Polymers of intrinsic microporosity for energy-intensive membrane-based gas separations

Y. Wang(King Abdullah University of Science and Technology), Xiaohua Ma(King Abdullah University of Science and Technology), Bader S. Ghanem(King Abdullah University of Science and Technology), Fahd Alghunaimi(King Abdullah University of Science and Technology), Ingo Pinnau(King Abdullah University of Science and Technology), Yu Han(King Abdullah University of Science and Technology)
Materials Today Nano
August 1, 2018
Cited by 342Open Access
Full Text

Abstract

This review provides a new prospective on the role of the state-of-the-art polymers of intrinsic microporosity (PIMs) in key energy-intensive membrane-based gas separations including O2/N2, H2/N2, H2/CH4, CO2/CH4, H2S/CH4, C2H4/C2H6, and C3H6/C3H8 applications. A general overview on the gas separation properties of novel PIM materials developed in the past 15 years is presented with updated performance maps on the latest pure-gas 2015 O2/N2, H2/N2, and H2/CH4 permeability/selectivity upper bounds. Specifically, functionalized ladder PIMs and polyimides of intrinsic microporosity (PIM-PIs) are discussed targeting at high-performance, plasticization-resistant membranes for demanding acid gas (CO2 and H2S) removal from CH4 in natural gas and olefin/paraffin separations.

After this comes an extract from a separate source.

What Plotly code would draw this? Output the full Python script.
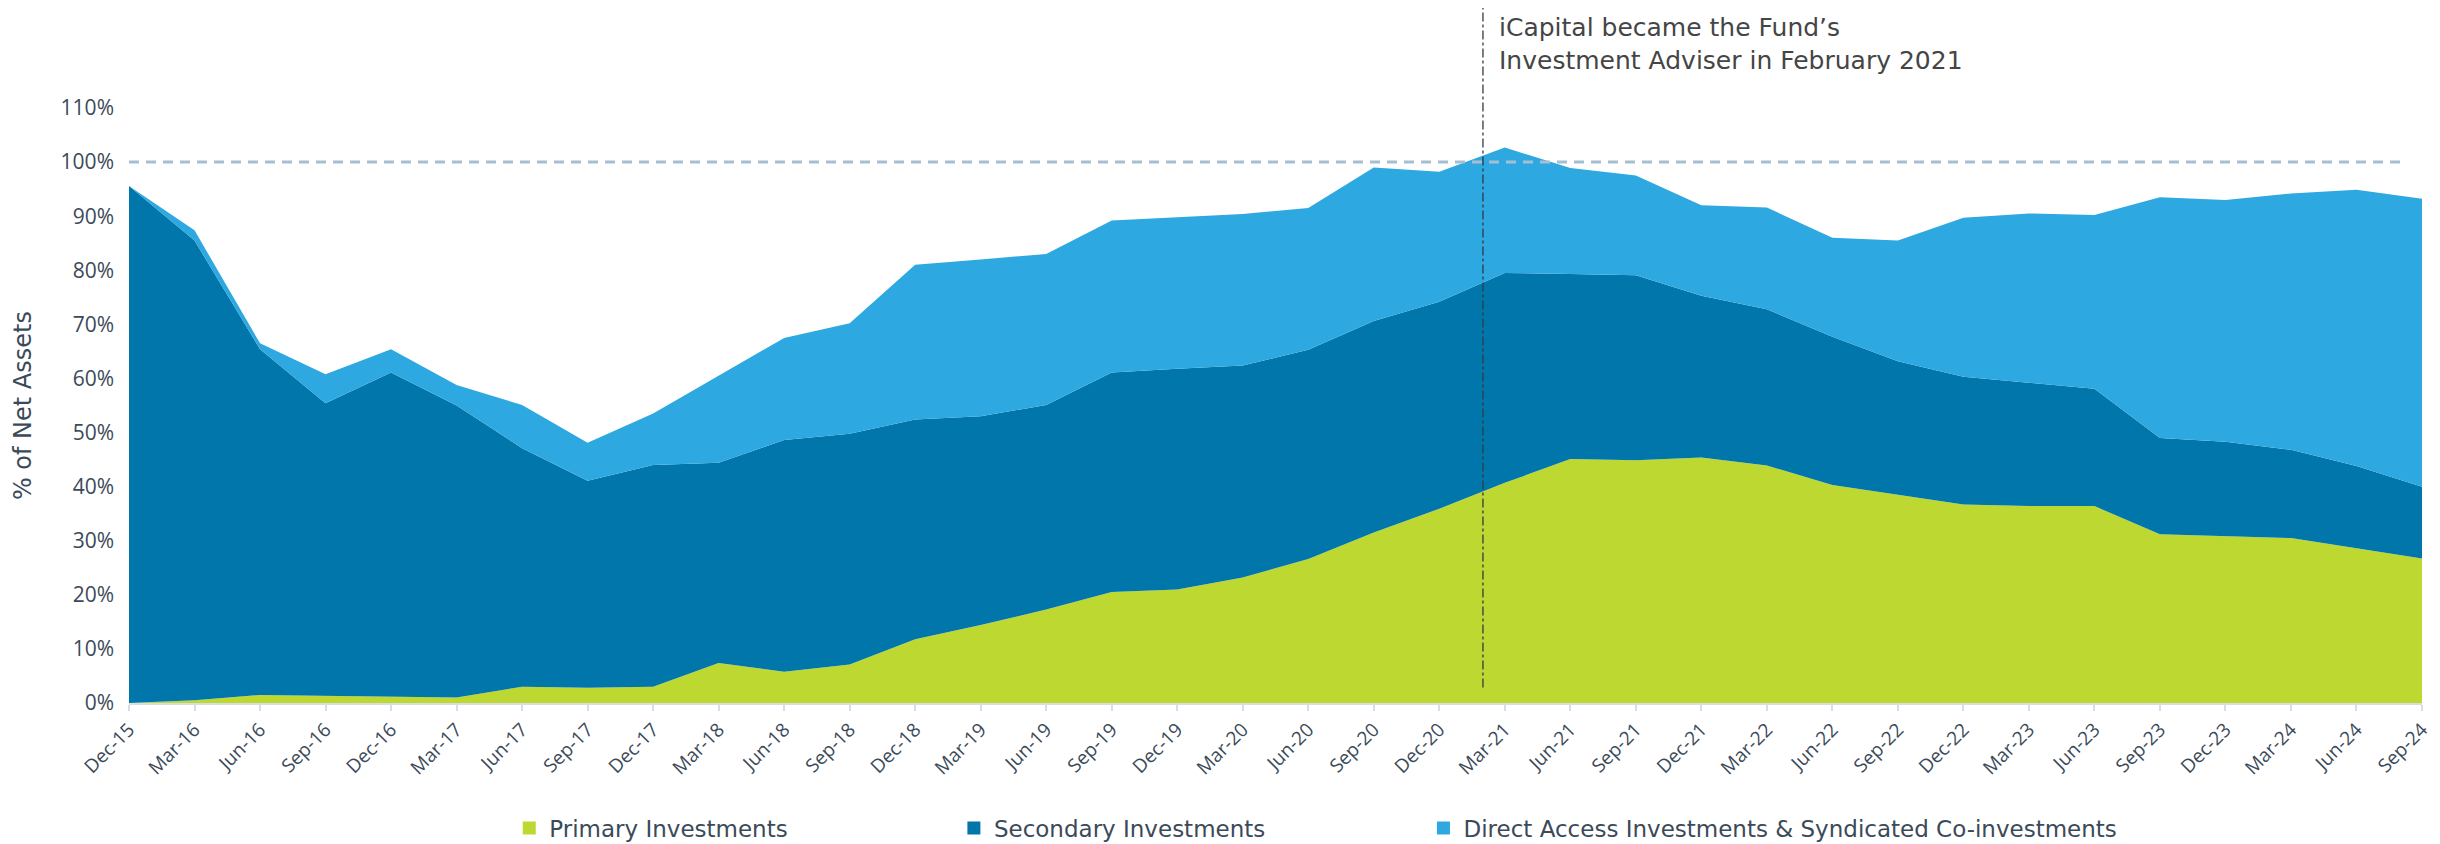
import plotly.graph_objects as go

quarters = ["Dec-15", "Mar-16", "Jun-16", "Sep-16", "Dec-16", "Mar-17", "Jun-17", "Sep-17",
            "Dec-17", "Mar-18", "Jun-18", "Sep-18", "Dec-18", "Mar-19", "Jun-19", "Sep-19",
            "Dec-19", "Mar-20", "Jun-20", "Sep-20", "Dec-20", "Mar-21", "Jun-21", "Sep-21",
            "Dec-21", "Mar-22", "Jun-22", "Sep-22", "Dec-22", "Mar-23", "Jun-23", "Sep-23",
            "Dec-23", "Mar-24", "Jun-24", "Sep-24"]

primary = [0.0, 0.5, 1.5, 1.3, 1.1, 1.0, 3.0, 2.8, 3.0, 7.4, 5.8, 7.1, 11.8, 14.4, 17.3, 20.5,
           21.0, 23.2, 26.6, 31.5, 35.9, 40.7, 45.1, 44.9, 45.4, 43.9, 40.3, 38.5, 36.7, 36.4,
           36.4, 31.2, 30.8, 30.5, 28.6, 26.7]
secondary = [95.6, 85.0, 63.9, 54.1, 60.0, 54.0, 44.1, 38.3, 41.0, 37.0, 42.8, 42.7, 40.6, 38.6,
             37.8, 40.6, 40.8, 39.2, 38.7, 39.1, 38.3, 38.8, 34.2, 34.2, 29.9, 28.9, 27.4, 24.7,
             23.6, 22.8, 21.7, 17.8, 17.5, 16.3, 15.2, 13.3]
direct = [0.0, 1.9, 1.1, 5.4, 4.3, 3.8, 8.0, 7.0, 9.5, 16.1, 18.9, 20.4, 28.6, 29.0, 27.9, 28.1,
          28.0, 28.0, 26.2, 28.4, 24.0, 23.2, 19.6, 18.4, 16.7, 18.8, 18.3, 22.3, 29.4, 31.3,
          32.1, 44.5, 44.7, 47.4, 51.1, 53.2]

series_names = ["Primary Investments", "Secondary Investments",
                "Direct Access Investments & Syndicated Co-investments"]
series_colors = ["#BED832", "#0176AA", "#2EA8E0"]
y_ticks = list(range(0, 111, 10))
y_tick_labels = [f"{v}%" for v in y_ticks]
reference_level = 100
adviser_note = "iCapital became the Fund\u2019s<br>Investment Adviser in February 2021"
adviser_pos = quarters.index("Dec-20") + 2 / 3  # February 2021

FONT = "DejaVu Sans"
TICKFONT = "Open Sans"
TXT = "#3B4A59"

fig = go.Figure()
for name, vals, col in zip(series_names, [primary, secondary, direct], series_colors):
    fig.add_trace(go.Scatter(
        x=quarters, y=vals, name=name, mode="lines", stackgroup="one",
        line=dict(width=0, color=col), fillcolor=col, showlegend=False,
        hovertemplate="%{x}: %{y:.1f}%<extra>" + name + "</extra>"))

legend_ids = ["legend", "legend2", "legend3"]
for name, col, lid in zip(series_names, series_colors, legend_ids):
    fig.add_trace(go.Scatter(
        x=[None], y=[None], mode="markers", name=name, legend=lid,
        marker=dict(symbol="square", size=13, color=col), showlegend=True))

# 100% reference line
fig.add_shape(type="line", xref="paper", yref="y", x0=0, x1=0.993,
              y0=reference_level, y1=reference_level, layer="above",
              line=dict(color="#A6BED2", width=3, dash="10px,7px"))
# adviser change line
fig.add_shape(type="line", xref="x", yref="paper", x0=adviser_pos, x1=adviser_pos,
              y0=0.026, y1=1.17, layer="above",
              line=dict(color="#2F3B45", width=1.3, dash="dashdot"))

fig.add_annotation(x=adviser_pos, y=1.163, xref="x", yref="paper", xanchor="left",
                   yanchor="top", xshift=14, showarrow=False, align="left",
                   text=adviser_note, font=dict(family=FONT, size=25, color="#454545"))

fig.add_annotation(x=-0.0464, y=0.5, xref="paper", yref="paper", textangle=-90,
                   xanchor="center", yanchor="middle",
                   showarrow=False, text="% of Net Assets",
                   font=dict(family=FONT, size=24, color=TXT))

legend_common = dict(orientation="h", yanchor="middle", y=-0.21, xanchor="left",
                     font=dict(family=FONT, size=23, color=TXT), bgcolor="rgba(0,0,0,0)",
                     itemwidth=30)

# page body has an 8px margin: figure sits at (8, 8) in the window
fig.update_layout(
    width=2432, height=836,
    margin=dict(l=121, r=18, t=100, b=141, autoexpand=False),
    paper_bgcolor="white", plot_bgcolor="white",
    font=dict(family=FONT, color=TXT),
    legend=dict(x=0.1667 - 2 / 2293, **legend_common),
    legend2=dict(x=0.358 + 4 / 2293, **legend_common),
    legend3=dict(x=0.5654 - 2 / 2293, **legend_common),
    xaxis=dict(type="category", range=[0, len(quarters) - 1], tickangle=-45,
               tickfont=dict(family=TICKFONT, size=19, color=TXT), automargin=False,
               showgrid=False, showline=True, linecolor="#D6DDE5", linewidth=2,
               ticks="outside", ticklen=6, tickwidth=2, tickcolor="#D6DDE5",
               zeroline=False),
    yaxis=dict(range=[0, 110], tickmode="array", tickvals=y_ticks, ticktext=y_tick_labels,
               tickfont=dict(family=TICKFONT, size=21, color=TXT), automargin=False,
               showgrid=False, zeroline=False, showline=False,
               ticklabelstandoff=14),
)

fig.write_html("out.html")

Experimental CO2/CH4 performance data of nearly 70 polymeric membrane materials available in the literature were gathered and plotted for the first time on the Robeson plot, from which a mixed-gas 2018 CO2/CH4 upper bound was proposed to provide guidance for future membrane materials development. A number of PIMs have demonstrated outstanding performances in O2/N2, H2/N2, and H2/CH4 separations, and several functionalized PIMs have shown great promises in CO2/CH4 separation under realistic mixed-gas conditions. The potential of PIMs materials and their derivatives for H2S/CH4, C2H4/C2H6, and C3H6/C3H8 separations are underexplored and significant efforts are needed to develop stable and high-performance materials under mixed-gas conditions. Ultimately, fabricating PIMs materials into defect free, inexpensive thin-film composite or integrally-skinned asymmetric membranes is paramount to their successful large-scale commercialization.